We need you to make your voices heard. Tell MnDOT that diverting funds away from Greater Minnesota is unacceptable, and that corridors connecting Greater Minnesota communities are just as important as those that connect to the Twin Cities.
Act Now: Contact MnDOT By Dec. 20
Comments MUST be submitted to Patrick Weidemann of MnDOT at email@example.com by next Wednesday, December 20.
I would like to comment on MnDOT’s draft Corridors of Commerce project scoring system.
My primary concern is that MnDOT is considering moving away from its past practice of dividing the program’s funds 50-50 between Greater Minnesota and the Twin Cities area to award more funds to the Metro. I strongly oppose this. The expansion of Highway 14 is needed now for economic growth, safety, and quality of life. If MnDOT reduces Greater Minnesota’s share of this funding, it will be decades before projects like Highway 14 are finished. Please don’t make this mistake.

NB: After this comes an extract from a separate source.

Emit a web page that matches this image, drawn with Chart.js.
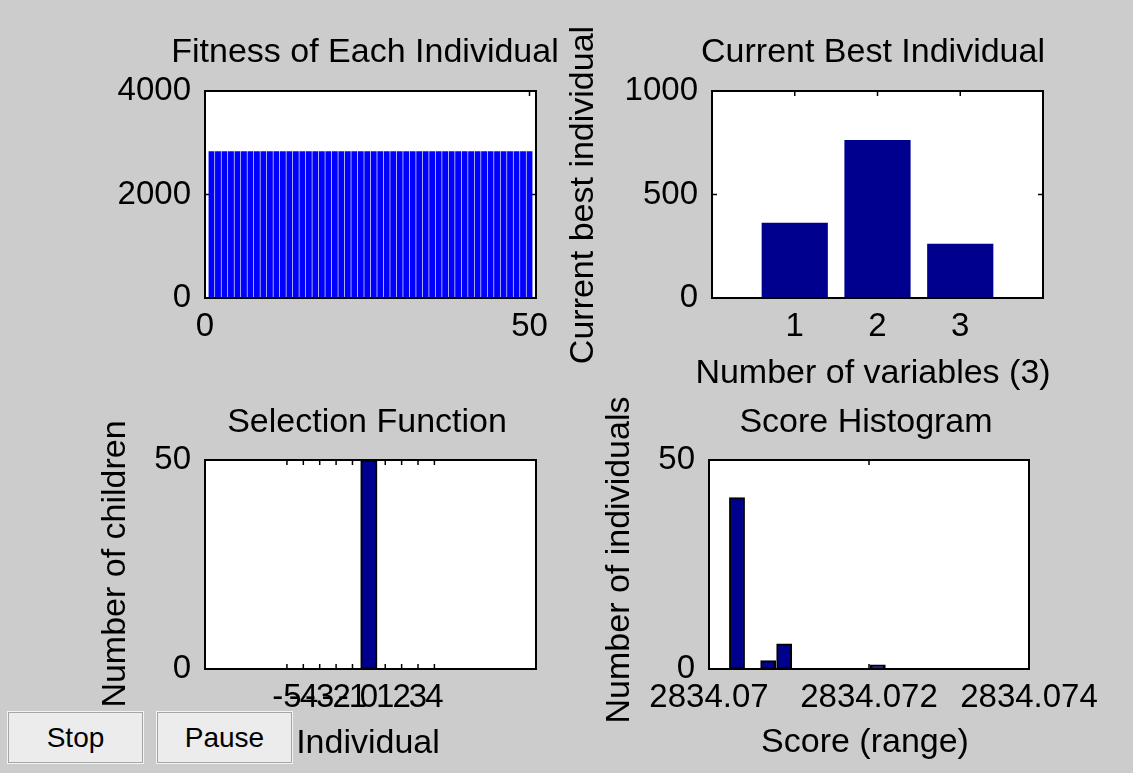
<!DOCTYPE html>
<html>
<head>
<meta charset="utf-8">
<title>Genetic Algorithm</title>
<script src="https://cdn.jsdelivr.net/npm/chart.js@4.4.1/dist/chart.umd.min.js"></script>
<style>
  body { margin: 0; background: #cccccc; width: 1133px; height: 773px; overflow: hidden; position: relative; }
  canvas { position: absolute; left: 0; top: 0; }
  button {
    position: absolute; top: 712px; width: 135px; height: 51px; padding: 0;
    background: #ececec; border: 1px solid #a6a6a6; outline: 1px solid #f4f4f4;
    font: 28px "Liberation Sans", Arial, sans-serif; color: #000;
  }
</style>
</head>
<body>
<canvas id="fitChart" width="1133" height="773"></canvas>
<canvas id="bestChart" width="1133" height="773"></canvas>
<canvas id="selChart" width="1133" height="773"></canvas>
<canvas id="scoreChart" width="1133" height="773"></canvas>
<button style="left:8px">Stop</button>
<button style="left:157px">Pause</button>
<script>
// fitness of each individual
const individuals = [1, 2, 3, 4, 5, 6, 7, 8, 9, 10, 11, 12, 13, 14, 15, 16, 17, 18, 19, 20,
  21, 22, 23, 24, 25, 26, 27, 28, 29, 30, 31, 32, 33, 34, 35, 36, 37, 38, 39, 40,
  41, 42, 43, 44, 45, 46, 47, 48, 49, 50];
const fitness = [2834.0704, 2834.0704, 2834.0704, 2834.0704, 2834.0709, 2834.0704, 2834.0704, 2834.0704, 2834.0707, 2834.0704,
  2834.0704, 2834.0709, 2834.0704, 2834.0704, 2834.0704, 2834.0704, 2834.0704, 2834.0721, 2834.0704, 2834.0704,
  2834.0709, 2834.0704, 2834.0704, 2834.0704, 2834.0704, 2834.0704, 2834.0704, 2834.0709, 2834.0704, 2834.0704,
  2834.0704, 2834.0704, 2834.0707, 2834.0704, 2834.0704, 2834.0709, 2834.0704, 2834.0704, 2834.0704, 2834.0704,
  2834.0704, 2834.0704, 2834.0709, 2834.0704, 2834.0704, 2834.0704, 2834.0704, 2834.0704, 2834.0709, 2834.0704];
const fitTicksX = [0, 50];
const fitTicksY = [0, 2000, 4000];

// current best individual
const variables = [1, 2, 3];
const bestIndividual = [364, 763, 262];
const bestTicksY = [0, 500, 1000];

// selection function
const selIndividual = [0];
const selChildren = [50];
const selTicksX = [-5, -4, -3, -2, -1, 0, 1, 2, 3, 4];
const selTicksY = [0, 50];

// score histogram
const scoreBins = [2834.07035, 2834.07054, 2834.07074, 2834.07094, 2834.07113,
  2834.07133, 2834.07152, 2834.07172, 2834.07192, 2834.07211];
const scoreCounts = [41, 0, 2, 6, 0, 0, 0, 0, 0, 1];
const scoreTicksX = [2834.07, 2834.072, 2834.074];
const scoreTickLabels = ['2834.07', '2834.072', '2834.074'];
const scoreTicksY = [0, 50];

const W = 1133, H = 773;
const FONT = '"Liberation Sans", Arial, sans-serif';
Chart.defaults.font.family = FONT;
Chart.defaults.font.size = 33;
Chart.defaults.color = '#000';

// white axes box, inward ticks on all sides, black frame, titles/labels
const matlabAxes = {
  id: 'matlabAxes',
  beforeDraw(chart) {
    const a = chart.chartArea, ctx = chart.ctx;
    ctx.save();
    ctx.fillStyle = '#fff';
    ctx.fillRect(a.left, a.top, a.width, a.height);
    ctx.restore();
  },
  beforeDatasetsDraw(chart) {
    const a = chart.chartArea, ctx = chart.ctx;
    const len = 5;
    ctx.save();
    ctx.strokeStyle = '#000';
    ctx.lineWidth = 1.5;
    ctx.beginPath();
    chart.scales.x.ticks.forEach(t => {
      const px = chart.scales.x.getPixelForValue(t.value);
      ctx.moveTo(px, a.bottom); ctx.lineTo(px, a.bottom - len);
      ctx.moveTo(px, a.top); ctx.lineTo(px, a.top + len);
    });
    chart.scales.y.ticks.forEach(t => {
      const py = chart.scales.y.getPixelForValue(t.value);
      ctx.moveTo(a.left, py); ctx.lineTo(a.left + len, py);
      ctx.moveTo(a.right, py); ctx.lineTo(a.right - len, py);
    });
    ctx.stroke();
    ctx.restore();
  },
  afterDatasetsDraw(chart) {
    const a = chart.chartArea, ctx = chart.ctx;
    ctx.save();
    ctx.strokeStyle = '#000';
    ctx.lineWidth = 2;
    ctx.strokeRect(a.left, a.top, a.width, a.height);
    ctx.restore();
  },
  afterDraw(chart, args, opts) {
    const ctx = chart.ctx;
    ctx.save();
    ctx.fillStyle = '#000';
    ctx.font = '34px ' + FONT;
    ctx.textAlign = 'center';
    ctx.textBaseline = 'alphabetic';
    (opts.texts || []).forEach(t => {
      ctx.save();
      ctx.translate(t.x, t.y);
      if (t.rot) ctx.rotate(-Math.PI / 2);
      ctx.fillText(t.text, 0, 0);
      ctx.restore();
    });
    ctx.restore();
  }
};

function makeChart(id, cfg) {
  const [bx, by, bw, bh] = cfg.box;
  return new Chart(document.getElementById(id), {
    type: 'bar',
    data: {
      datasets: [{
        data: cfg.xs.map((x, i) => ({ x: x, y: cfg.ys[i] })),
        backgroundColor: cfg.color,
        borderColor: '#000',
        borderWidth: cfg.border,
        borderSkipped: false,
        barPercentage: cfg.barPct,
        categoryPercentage: 1
      }]
    },
    options: {
      responsive: false,
      animation: false,
      events: [],
      layout: { padding: { top: by, left: 0, right: W - bx - bw, bottom: 0 } },
      plugins: {
        legend: { display: false },
        tooltip: { enabled: false },
        matlabAxes: { texts: cfg.texts }
      },
      scales: {
        x: {
          type: 'linear', min: cfg.xRange[0], max: cfg.xRange[1], offset: false,
          grid: { display: false, drawTicks: false }, border: { display: false },
          afterBuildTicks: s => { s.ticks = cfg.xTicks.map(v => ({ value: v })); },
          afterFit: s => { s.height = H - by - bh; },
          ticks: {
            autoSkip: false, maxRotation: 0, minRotation: 0, padding: 9,
            callback: (v, i) => cfg.xLabels ? cfg.xLabels[i] : String(v)
          }
        },
        y: {
          type: 'linear', min: cfg.yRange[0], max: cfg.yRange[1],
          grid: { display: false, drawTicks: false }, border: { display: false },
          afterBuildTicks: s => { s.ticks = cfg.yTicks.map(v => ({ value: v })); },
          afterFit: s => { s.width = bx; },
          ticks: { padding: 14, callback: v => String(v) }
        }
      }
    },
    plugins: [matlabAxes]
  });
}

makeChart('fitChart', {
  box: [205, 91, 331, 207],
  xs: individuals, ys: fitness, color: '#0000ff', border: 0, barPct: 0.9,
  xRange: [0, 51], yRange: [0, 4000], xTicks: fitTicksX, yTicks: fitTicksY,
  texts: [{ text: 'Fitness of Each Individual', x: 365, y: 62 }]
});

makeChart('bestChart', {
  box: [712, 91, 331, 207],
  xs: variables, ys: bestIndividual, color: '#00008f', border: 0, barPct: 0.8,
  xRange: [0, 4], yRange: [0, 1000], xTicks: variables, yTicks: bestTicksY,
  texts: [
    { text: 'Current Best Individual', x: 873, y: 62 },
    { text: 'Current best individual', x: 593, y: 195, rot: true },
    { text: 'Number of variables (3)', x: 873, y: 383 }
  ]
});

makeChart('selChart', {
  box: [205, 460, 331, 209],
  xs: selIndividual, ys: selChildren, color: '#00008f', border: 2, barPct: 1,
  xRange: [-10, 10.2], yRange: [0, 50], xTicks: selTicksX, yTicks: selTicksY,
  texts: [
    { text: 'Selection Function', x: 367, y: 432 },
    { text: 'Number of children', x: 125, y: 564, rot: true },
    { text: 'Individual', x: 368, y: 753 }
  ]
});

makeChart('scoreChart', {
  box: [709, 460, 320, 209],
  xs: scoreBins, ys: scoreCounts, color: '#00008f', border: 2, barPct: 1,
  xRange: [2834.07, 2834.074], yRange: [0, 50], xTicks: scoreTicksX, xLabels: scoreTickLabels, yTicks: scoreTicksY,
  texts: [
    { text: 'Score Histogram', x: 866, y: 432 },
    { text: 'Number of individuals', x: 629, y: 560, rot: true },
    { text: 'Score (range)', x: 865, y: 752 }
  ]
});
</script>
</body>
</html>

I am also concerned that MnDOT’s proposal awards more points to corridors that connect to the Metro than those that connect regional trade centers in Greater Minnesota to one another. Roads like Highway 14 from New Ulm to Rochester, which connects nearly 400,000 people across southern Minnesota, are just as important as those that connect to the Twin Cities. I hope the final version of MnDOT’s scoring system will recognize that.